**Aim**
Only the pictures are omitted; repeat all other data exactly.
□ □ □ □ □
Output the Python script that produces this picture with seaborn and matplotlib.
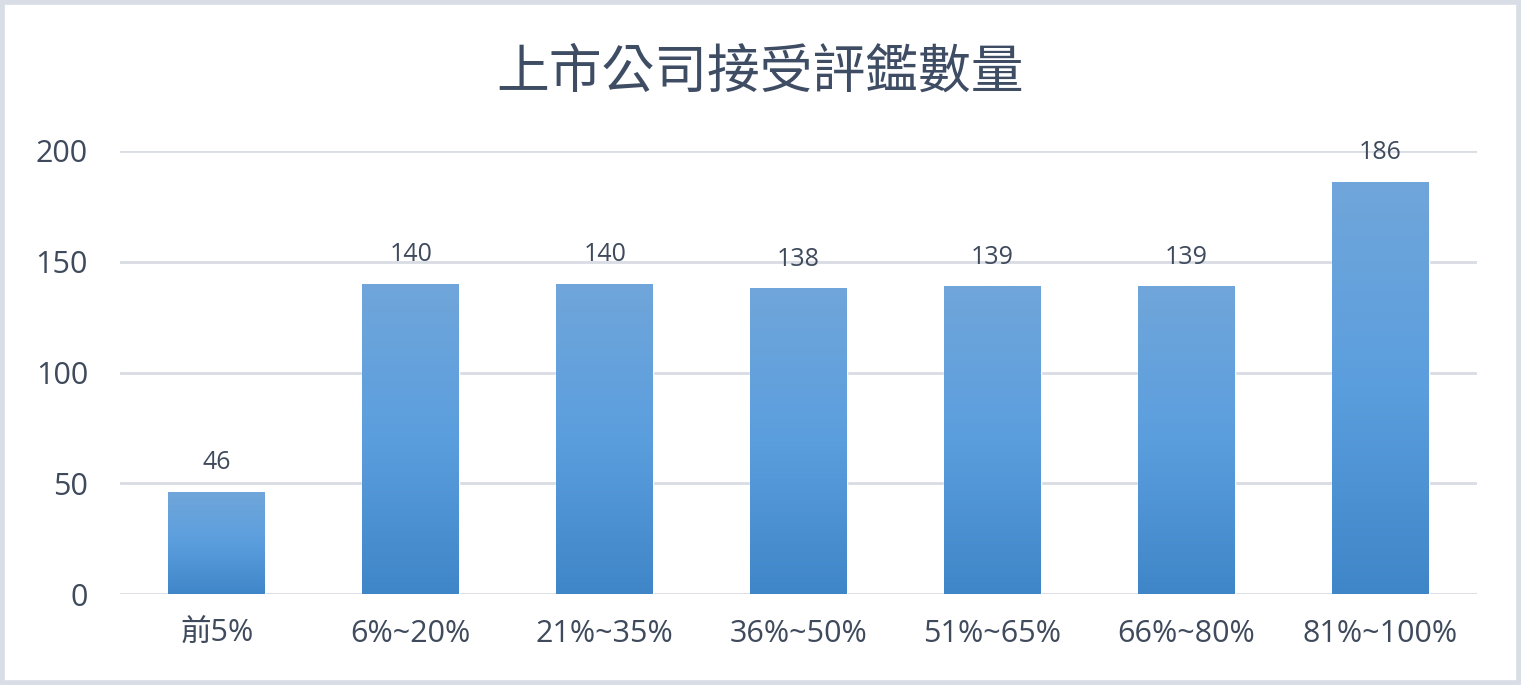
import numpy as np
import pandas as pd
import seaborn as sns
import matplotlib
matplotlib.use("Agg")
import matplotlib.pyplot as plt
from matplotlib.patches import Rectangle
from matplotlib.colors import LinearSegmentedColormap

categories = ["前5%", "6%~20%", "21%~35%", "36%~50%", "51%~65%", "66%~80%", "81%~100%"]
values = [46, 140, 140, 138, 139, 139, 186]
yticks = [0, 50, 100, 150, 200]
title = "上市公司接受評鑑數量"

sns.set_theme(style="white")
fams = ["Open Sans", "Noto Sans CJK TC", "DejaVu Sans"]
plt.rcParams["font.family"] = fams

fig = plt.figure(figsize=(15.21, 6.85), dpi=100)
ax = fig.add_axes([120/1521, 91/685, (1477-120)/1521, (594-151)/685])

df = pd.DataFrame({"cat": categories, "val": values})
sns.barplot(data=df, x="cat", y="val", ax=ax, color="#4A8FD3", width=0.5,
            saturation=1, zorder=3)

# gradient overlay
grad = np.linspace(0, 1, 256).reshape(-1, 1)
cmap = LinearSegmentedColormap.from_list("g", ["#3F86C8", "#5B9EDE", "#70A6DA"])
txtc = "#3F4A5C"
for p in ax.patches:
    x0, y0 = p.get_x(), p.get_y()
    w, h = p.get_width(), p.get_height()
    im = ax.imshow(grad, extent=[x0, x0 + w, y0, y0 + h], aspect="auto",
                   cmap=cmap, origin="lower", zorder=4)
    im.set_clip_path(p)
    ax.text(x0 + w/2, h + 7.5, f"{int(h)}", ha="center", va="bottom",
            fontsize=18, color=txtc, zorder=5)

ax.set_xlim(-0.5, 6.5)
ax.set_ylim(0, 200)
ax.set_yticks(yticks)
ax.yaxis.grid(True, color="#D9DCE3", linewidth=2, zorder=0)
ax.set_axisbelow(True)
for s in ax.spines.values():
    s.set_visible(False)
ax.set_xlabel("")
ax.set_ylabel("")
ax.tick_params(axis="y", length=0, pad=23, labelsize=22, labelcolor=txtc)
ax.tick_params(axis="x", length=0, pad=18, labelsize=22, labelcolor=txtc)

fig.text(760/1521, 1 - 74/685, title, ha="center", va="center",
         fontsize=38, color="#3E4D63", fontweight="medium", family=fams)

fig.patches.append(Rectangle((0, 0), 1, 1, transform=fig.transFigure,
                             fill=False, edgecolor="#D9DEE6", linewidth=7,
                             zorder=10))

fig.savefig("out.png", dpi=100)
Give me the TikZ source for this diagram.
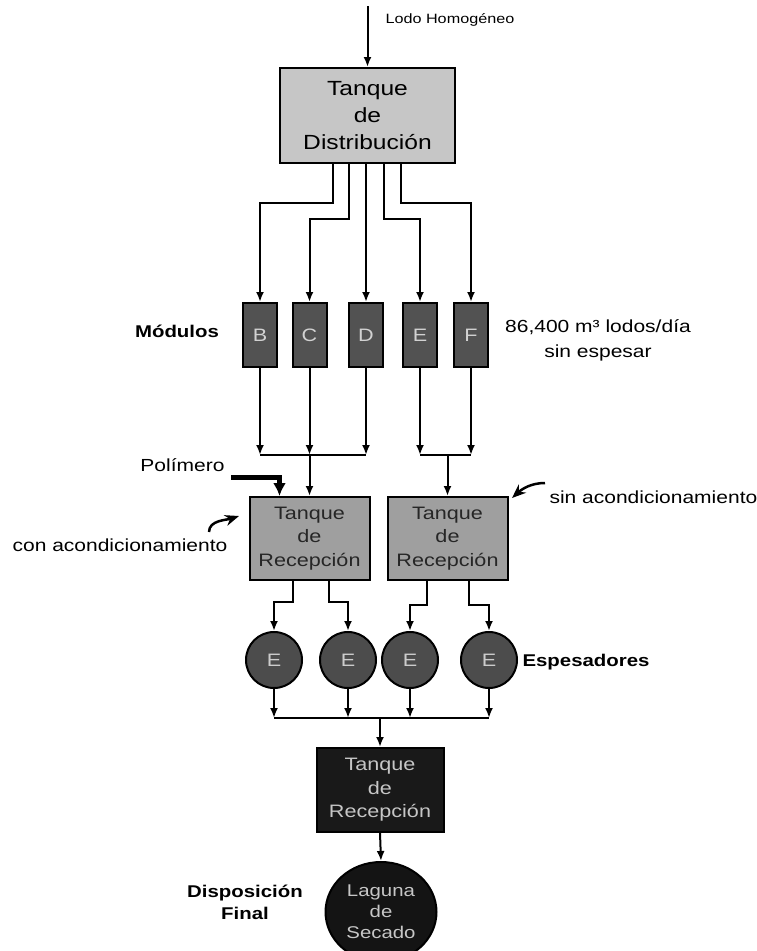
□ □ □ □ □
**Full solution**
Output the Python script that produces this picture with seaborn and matplotlib.
import numpy as np
import pandas as pd
import seaborn as sns
import matplotlib
matplotlib.use("Agg")
import matplotlib.pyplot as plt
from matplotlib.patches import Rectangle
from matplotlib.colors import LinearSegmentedColormap

categories = ["前5%", "6%~20%", "21%~35%", "36%~50%", "51%~65%", "66%~80%", "81%~100%"]
values = [46, 140, 140, 138, 139, 139, 186]
yticks = [0, 50, 100, 150, 200]
title = "上市公司接受評鑑數量"

sns.set_theme(style="white")
fams = ["Open Sans", "Noto Sans CJK TC", "DejaVu Sans"]
plt.rcParams["font.family"] = fams

fig = plt.figure(figsize=(15.21, 6.85), dpi=100)
ax = fig.add_axes([120/1521, 91/685, (1477-120)/1521, (594-151)/685])

df = pd.DataFrame({"cat": categories, "val": values})
sns.barplot(data=df, x="cat", y="val", ax=ax, color="#4A8FD3", width=0.5,
            saturation=1, zorder=3)

# gradient overlay
grad = np.linspace(0, 1, 256).reshape(-1, 1)
cmap = LinearSegmentedColormap.from_list("g", ["#3F86C8", "#5B9EDE", "#70A6DA"])
txtc = "#3F4A5C"
for p in ax.patches:
    x0, y0 = p.get_x(), p.get_y()
    w, h = p.get_width(), p.get_height()
    im = ax.imshow(grad, extent=[x0, x0 + w, y0, y0 + h], aspect="auto",
                   cmap=cmap, origin="lower", zorder=4)
    im.set_clip_path(p)
    ax.text(x0 + w/2, h + 7.5, f"{int(h)}", ha="center", va="bottom",
            fontsize=18, color=txtc, zorder=5)

ax.set_xlim(-0.5, 6.5)
ax.set_ylim(0, 200)
ax.set_yticks(yticks)
ax.yaxis.grid(True, color="#D9DCE3", linewidth=2, zorder=0)
ax.set_axisbelow(True)
for s in ax.spines.values():
    s.set_visible(False)
ax.set_xlabel("")
ax.set_ylabel("")
ax.tick_params(axis="y", length=0, pad=23, labelsize=22, labelcolor=txtc)
ax.tick_params(axis="x", length=0, pad=18, labelsize=22, labelcolor=txtc)

fig.text(760/1521, 1 - 74/685, title, ha="center", va="center",
         fontsize=38, color="#3E4D63", fontweight="medium", family=fams)

fig.patches.append(Rectangle((0, 0), 1, 1, transform=fig.transFigure,
                             fill=False, edgecolor="#D9DEE6", linewidth=7,
                             zorder=10))

fig.savefig("out.png", dpi=100)
Give me the TikZ source for this diagram.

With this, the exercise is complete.